SET PROBLEM =
Omit the pictures and output every entry below exactly as written.

DATA PROVIDED =
★ ★ ★ ★ ★ ★ ★

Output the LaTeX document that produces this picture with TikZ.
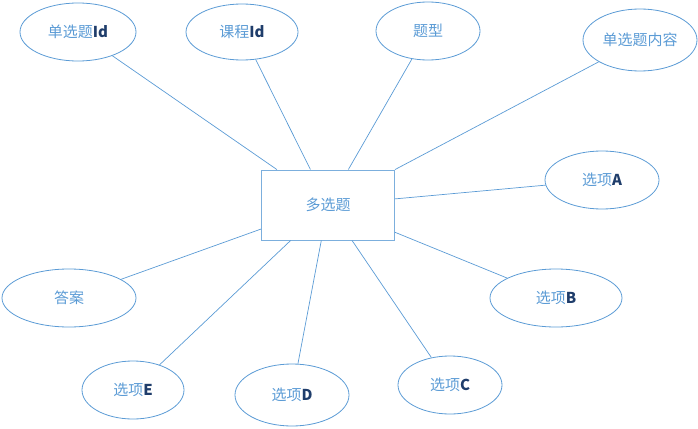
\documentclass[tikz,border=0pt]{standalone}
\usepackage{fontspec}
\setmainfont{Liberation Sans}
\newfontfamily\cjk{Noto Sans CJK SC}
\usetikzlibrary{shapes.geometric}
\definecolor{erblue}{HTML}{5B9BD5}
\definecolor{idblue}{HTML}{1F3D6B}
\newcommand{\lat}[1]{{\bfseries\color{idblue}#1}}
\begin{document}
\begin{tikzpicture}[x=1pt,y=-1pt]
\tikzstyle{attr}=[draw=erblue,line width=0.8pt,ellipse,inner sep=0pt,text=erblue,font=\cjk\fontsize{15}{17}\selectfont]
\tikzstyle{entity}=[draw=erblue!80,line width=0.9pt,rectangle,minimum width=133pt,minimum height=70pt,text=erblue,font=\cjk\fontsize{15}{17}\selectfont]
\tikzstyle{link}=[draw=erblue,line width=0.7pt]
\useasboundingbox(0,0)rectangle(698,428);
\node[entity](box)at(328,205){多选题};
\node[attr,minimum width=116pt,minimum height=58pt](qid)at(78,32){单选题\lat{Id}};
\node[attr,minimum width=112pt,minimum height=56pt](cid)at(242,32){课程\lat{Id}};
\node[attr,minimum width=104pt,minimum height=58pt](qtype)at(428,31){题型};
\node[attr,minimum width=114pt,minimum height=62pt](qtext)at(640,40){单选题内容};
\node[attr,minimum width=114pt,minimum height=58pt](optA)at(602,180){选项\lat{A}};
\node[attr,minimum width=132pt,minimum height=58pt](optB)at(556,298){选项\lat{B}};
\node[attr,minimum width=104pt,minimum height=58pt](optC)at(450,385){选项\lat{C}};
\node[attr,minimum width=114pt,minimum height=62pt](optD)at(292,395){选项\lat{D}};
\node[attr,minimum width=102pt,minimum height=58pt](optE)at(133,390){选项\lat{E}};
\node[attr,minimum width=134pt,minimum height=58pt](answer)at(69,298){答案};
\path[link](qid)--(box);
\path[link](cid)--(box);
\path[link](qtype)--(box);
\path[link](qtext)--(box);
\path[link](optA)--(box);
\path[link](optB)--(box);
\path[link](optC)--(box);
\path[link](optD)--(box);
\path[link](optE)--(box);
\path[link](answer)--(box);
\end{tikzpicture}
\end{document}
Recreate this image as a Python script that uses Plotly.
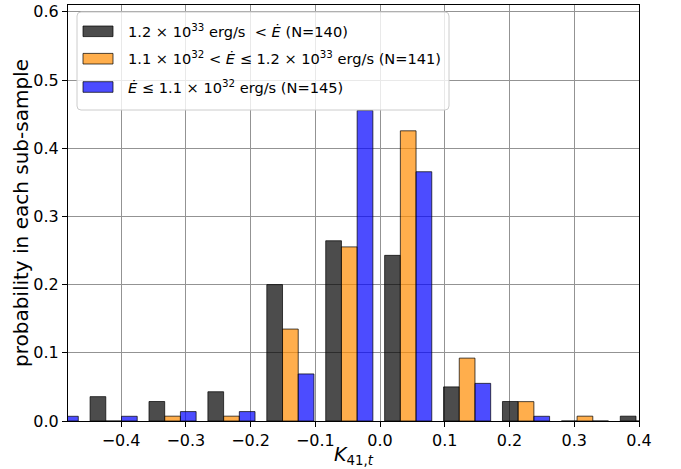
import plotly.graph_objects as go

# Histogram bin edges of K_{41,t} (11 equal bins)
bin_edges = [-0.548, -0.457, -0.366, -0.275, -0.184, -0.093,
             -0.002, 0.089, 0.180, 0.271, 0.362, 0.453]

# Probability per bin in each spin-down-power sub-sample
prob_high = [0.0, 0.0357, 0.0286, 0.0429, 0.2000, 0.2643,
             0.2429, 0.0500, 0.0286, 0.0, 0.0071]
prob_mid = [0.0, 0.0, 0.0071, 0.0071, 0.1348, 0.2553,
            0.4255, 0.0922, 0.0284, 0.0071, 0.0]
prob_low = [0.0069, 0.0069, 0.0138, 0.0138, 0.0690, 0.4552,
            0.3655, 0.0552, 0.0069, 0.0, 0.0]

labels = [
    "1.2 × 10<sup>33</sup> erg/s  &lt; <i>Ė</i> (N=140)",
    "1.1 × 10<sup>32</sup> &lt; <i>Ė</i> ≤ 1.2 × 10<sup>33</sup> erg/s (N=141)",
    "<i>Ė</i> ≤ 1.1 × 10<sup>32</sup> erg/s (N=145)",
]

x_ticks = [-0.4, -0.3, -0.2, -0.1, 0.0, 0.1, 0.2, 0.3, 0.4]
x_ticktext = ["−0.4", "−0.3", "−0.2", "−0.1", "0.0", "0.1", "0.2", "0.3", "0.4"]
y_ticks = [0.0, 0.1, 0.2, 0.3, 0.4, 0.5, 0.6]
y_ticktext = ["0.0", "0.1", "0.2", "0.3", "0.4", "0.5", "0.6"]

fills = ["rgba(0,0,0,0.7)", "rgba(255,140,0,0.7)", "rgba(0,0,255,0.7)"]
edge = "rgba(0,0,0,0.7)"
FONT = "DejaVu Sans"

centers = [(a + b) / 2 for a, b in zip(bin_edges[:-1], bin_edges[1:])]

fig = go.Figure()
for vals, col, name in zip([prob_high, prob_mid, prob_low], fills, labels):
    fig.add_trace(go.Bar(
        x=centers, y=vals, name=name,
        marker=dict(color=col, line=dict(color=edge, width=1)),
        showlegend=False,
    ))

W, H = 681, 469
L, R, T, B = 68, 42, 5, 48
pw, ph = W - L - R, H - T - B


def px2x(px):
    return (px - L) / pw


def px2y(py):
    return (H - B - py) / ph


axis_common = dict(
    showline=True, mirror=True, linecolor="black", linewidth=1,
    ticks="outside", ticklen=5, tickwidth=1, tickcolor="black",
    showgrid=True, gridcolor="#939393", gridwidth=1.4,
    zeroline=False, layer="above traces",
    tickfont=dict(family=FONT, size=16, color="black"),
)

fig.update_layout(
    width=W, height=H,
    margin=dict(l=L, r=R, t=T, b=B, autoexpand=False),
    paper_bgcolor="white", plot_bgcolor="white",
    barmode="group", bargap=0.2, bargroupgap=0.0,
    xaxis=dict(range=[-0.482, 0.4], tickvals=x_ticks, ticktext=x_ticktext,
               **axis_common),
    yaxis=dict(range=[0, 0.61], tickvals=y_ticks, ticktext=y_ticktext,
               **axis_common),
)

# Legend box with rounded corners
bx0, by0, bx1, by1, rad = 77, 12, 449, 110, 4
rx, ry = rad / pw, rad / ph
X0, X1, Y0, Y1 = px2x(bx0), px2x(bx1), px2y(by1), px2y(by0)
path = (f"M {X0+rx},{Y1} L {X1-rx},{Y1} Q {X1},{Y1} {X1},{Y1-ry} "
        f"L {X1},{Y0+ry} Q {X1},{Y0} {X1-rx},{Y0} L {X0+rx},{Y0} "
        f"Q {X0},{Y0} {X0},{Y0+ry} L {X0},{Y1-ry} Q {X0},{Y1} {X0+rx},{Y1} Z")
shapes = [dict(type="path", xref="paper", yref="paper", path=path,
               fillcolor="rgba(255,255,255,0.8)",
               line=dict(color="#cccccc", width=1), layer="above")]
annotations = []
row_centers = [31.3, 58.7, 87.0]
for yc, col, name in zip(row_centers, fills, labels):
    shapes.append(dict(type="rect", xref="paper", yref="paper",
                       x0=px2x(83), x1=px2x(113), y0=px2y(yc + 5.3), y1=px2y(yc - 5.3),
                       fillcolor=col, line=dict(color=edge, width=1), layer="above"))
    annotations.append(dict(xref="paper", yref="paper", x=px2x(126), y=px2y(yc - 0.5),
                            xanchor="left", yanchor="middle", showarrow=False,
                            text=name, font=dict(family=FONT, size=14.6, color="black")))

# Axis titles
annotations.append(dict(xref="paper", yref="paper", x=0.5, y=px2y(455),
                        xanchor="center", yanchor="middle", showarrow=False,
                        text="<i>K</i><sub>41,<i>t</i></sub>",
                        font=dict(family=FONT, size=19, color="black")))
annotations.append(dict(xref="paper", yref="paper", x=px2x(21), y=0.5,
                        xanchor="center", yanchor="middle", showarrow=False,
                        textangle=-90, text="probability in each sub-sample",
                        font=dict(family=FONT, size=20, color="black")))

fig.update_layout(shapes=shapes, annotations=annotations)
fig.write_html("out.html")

★ ★ ★ ★ ★ ★ ★

ANSWER TO THE TASK =
Output the LaTeX document that produces this picture with TikZ.
\documentclass[tikz,border=0pt]{standalone}
\usepackage{fontspec}
\setmainfont{Liberation Sans}
\newfontfamily\cjk{Noto Sans CJK SC}
\usetikzlibrary{shapes.geometric}
\definecolor{erblue}{HTML}{5B9BD5}
\definecolor{idblue}{HTML}{1F3D6B}
\newcommand{\lat}[1]{{\bfseries\color{idblue}#1}}
\begin{document}
\begin{tikzpicture}[x=1pt,y=-1pt]
\tikzstyle{attr}=[draw=erblue,line width=0.8pt,ellipse,inner sep=0pt,text=erblue,font=\cjk\fontsize{15}{17}\selectfont]
\tikzstyle{entity}=[draw=erblue!80,line width=0.9pt,rectangle,minimum width=133pt,minimum height=70pt,text=erblue,font=\cjk\fontsize{15}{17}\selectfont]
\tikzstyle{link}=[draw=erblue,line width=0.7pt]
\useasboundingbox(0,0)rectangle(698,428);
\node[entity](box)at(328,205){多选题};
\node[attr,minimum width=116pt,minimum height=58pt](qid)at(78,32){单选题\lat{Id}};
\node[attr,minimum width=112pt,minimum height=56pt](cid)at(242,32){课程\lat{Id}};
\node[attr,minimum width=104pt,minimum height=58pt](qtype)at(428,31){题型};
\node[attr,minimum width=114pt,minimum height=62pt](qtext)at(640,40){单选题内容};
\node[attr,minimum width=114pt,minimum height=58pt](optA)at(602,180){选项\lat{A}};
\node[attr,minimum width=132pt,minimum height=58pt](optB)at(556,298){选项\lat{B}};
\node[attr,minimum width=104pt,minimum height=58pt](optC)at(450,385){选项\lat{C}};
\node[attr,minimum width=114pt,minimum height=62pt](optD)at(292,395){选项\lat{D}};
\node[attr,minimum width=102pt,minimum height=58pt](optE)at(133,390){选项\lat{E}};
\node[attr,minimum width=134pt,minimum height=58pt](answer)at(69,298){答案};
\path[link](qid)--(box);
\path[link](cid)--(box);
\path[link](qtype)--(box);
\path[link](qtext)--(box);
\path[link](optA)--(box);
\path[link](optB)--(box);
\path[link](optC)--(box);
\path[link](optD)--(box);
\path[link](optE)--(box);
\path[link](answer)--(box);
\end{tikzpicture}
\end{document}
Recreate this image as a Python script that uses Plotly.
import plotly.graph_objects as go

# Histogram bin edges of K_{41,t} (11 equal bins)
bin_edges = [-0.548, -0.457, -0.366, -0.275, -0.184, -0.093,
             -0.002, 0.089, 0.180, 0.271, 0.362, 0.453]

# Probability per bin in each spin-down-power sub-sample
prob_high = [0.0, 0.0357, 0.0286, 0.0429, 0.2000, 0.2643,
             0.2429, 0.0500, 0.0286, 0.0, 0.0071]
prob_mid = [0.0, 0.0, 0.0071, 0.0071, 0.1348, 0.2553,
            0.4255, 0.0922, 0.0284, 0.0071, 0.0]
prob_low = [0.0069, 0.0069, 0.0138, 0.0138, 0.0690, 0.4552,
            0.3655, 0.0552, 0.0069, 0.0, 0.0]

labels = [
    "1.2 × 10<sup>33</sup> erg/s  &lt; <i>Ė</i> (N=140)",
    "1.1 × 10<sup>32</sup> &lt; <i>Ė</i> ≤ 1.2 × 10<sup>33</sup> erg/s (N=141)",
    "<i>Ė</i> ≤ 1.1 × 10<sup>32</sup> erg/s (N=145)",
]

x_ticks = [-0.4, -0.3, -0.2, -0.1, 0.0, 0.1, 0.2, 0.3, 0.4]
x_ticktext = ["−0.4", "−0.3", "−0.2", "−0.1", "0.0", "0.1", "0.2", "0.3", "0.4"]
y_ticks = [0.0, 0.1, 0.2, 0.3, 0.4, 0.5, 0.6]
y_ticktext = ["0.0", "0.1", "0.2", "0.3", "0.4", "0.5", "0.6"]

fills = ["rgba(0,0,0,0.7)", "rgba(255,140,0,0.7)", "rgba(0,0,255,0.7)"]
edge = "rgba(0,0,0,0.7)"
FONT = "DejaVu Sans"

centers = [(a + b) / 2 for a, b in zip(bin_edges[:-1], bin_edges[1:])]

fig = go.Figure()
for vals, col, name in zip([prob_high, prob_mid, prob_low], fills, labels):
    fig.add_trace(go.Bar(
        x=centers, y=vals, name=name,
        marker=dict(color=col, line=dict(color=edge, width=1)),
        showlegend=False,
    ))

W, H = 681, 469
L, R, T, B = 68, 42, 5, 48
pw, ph = W - L - R, H - T - B


def px2x(px):
    return (px - L) / pw


def px2y(py):
    return (H - B - py) / ph


axis_common = dict(
    showline=True, mirror=True, linecolor="black", linewidth=1,
    ticks="outside", ticklen=5, tickwidth=1, tickcolor="black",
    showgrid=True, gridcolor="#939393", gridwidth=1.4,
    zeroline=False, layer="above traces",
    tickfont=dict(family=FONT, size=16, color="black"),
)

fig.update_layout(
    width=W, height=H,
    margin=dict(l=L, r=R, t=T, b=B, autoexpand=False),
    paper_bgcolor="white", plot_bgcolor="white",
    barmode="group", bargap=0.2, bargroupgap=0.0,
    xaxis=dict(range=[-0.482, 0.4], tickvals=x_ticks, ticktext=x_ticktext,
               **axis_common),
    yaxis=dict(range=[0, 0.61], tickvals=y_ticks, ticktext=y_ticktext,
               **axis_common),
)

# Legend box with rounded corners
bx0, by0, bx1, by1, rad = 77, 12, 449, 110, 4
rx, ry = rad / pw, rad / ph
X0, X1, Y0, Y1 = px2x(bx0), px2x(bx1), px2y(by1), px2y(by0)
path = (f"M {X0+rx},{Y1} L {X1-rx},{Y1} Q {X1},{Y1} {X1},{Y1-ry} "
        f"L {X1},{Y0+ry} Q {X1},{Y0} {X1-rx},{Y0} L {X0+rx},{Y0} "
        f"Q {X0},{Y0} {X0},{Y0+ry} L {X0},{Y1-ry} Q {X0},{Y1} {X0+rx},{Y1} Z")
shapes = [dict(type="path", xref="paper", yref="paper", path=path,
               fillcolor="rgba(255,255,255,0.8)",
               line=dict(color="#cccccc", width=1), layer="above")]
annotations = []
row_centers = [31.3, 58.7, 87.0]
for yc, col, name in zip(row_centers, fills, labels):
    shapes.append(dict(type="rect", xref="paper", yref="paper",
                       x0=px2x(83), x1=px2x(113), y0=px2y(yc + 5.3), y1=px2y(yc - 5.3),
                       fillcolor=col, line=dict(color=edge, width=1), layer="above"))
    annotations.append(dict(xref="paper", yref="paper", x=px2x(126), y=px2y(yc - 0.5),
                            xanchor="left", yanchor="middle", showarrow=False,
                            text=name, font=dict(family=FONT, size=14.6, color="black")))

# Axis titles
annotations.append(dict(xref="paper", yref="paper", x=0.5, y=px2y(455),
                        xanchor="center", yanchor="middle", showarrow=False,
                        text="<i>K</i><sub>41,<i>t</i></sub>",
                        font=dict(family=FONT, size=19, color="black")))
annotations.append(dict(xref="paper", yref="paper", x=px2x(21), y=0.5,
                        xanchor="center", yanchor="middle", showarrow=False,
                        textangle=-90, text="probability in each sub-sample",
                        font=dict(family=FONT, size=20, color="black")))

fig.update_layout(shapes=shapes, annotations=annotations)
fig.write_html("out.html")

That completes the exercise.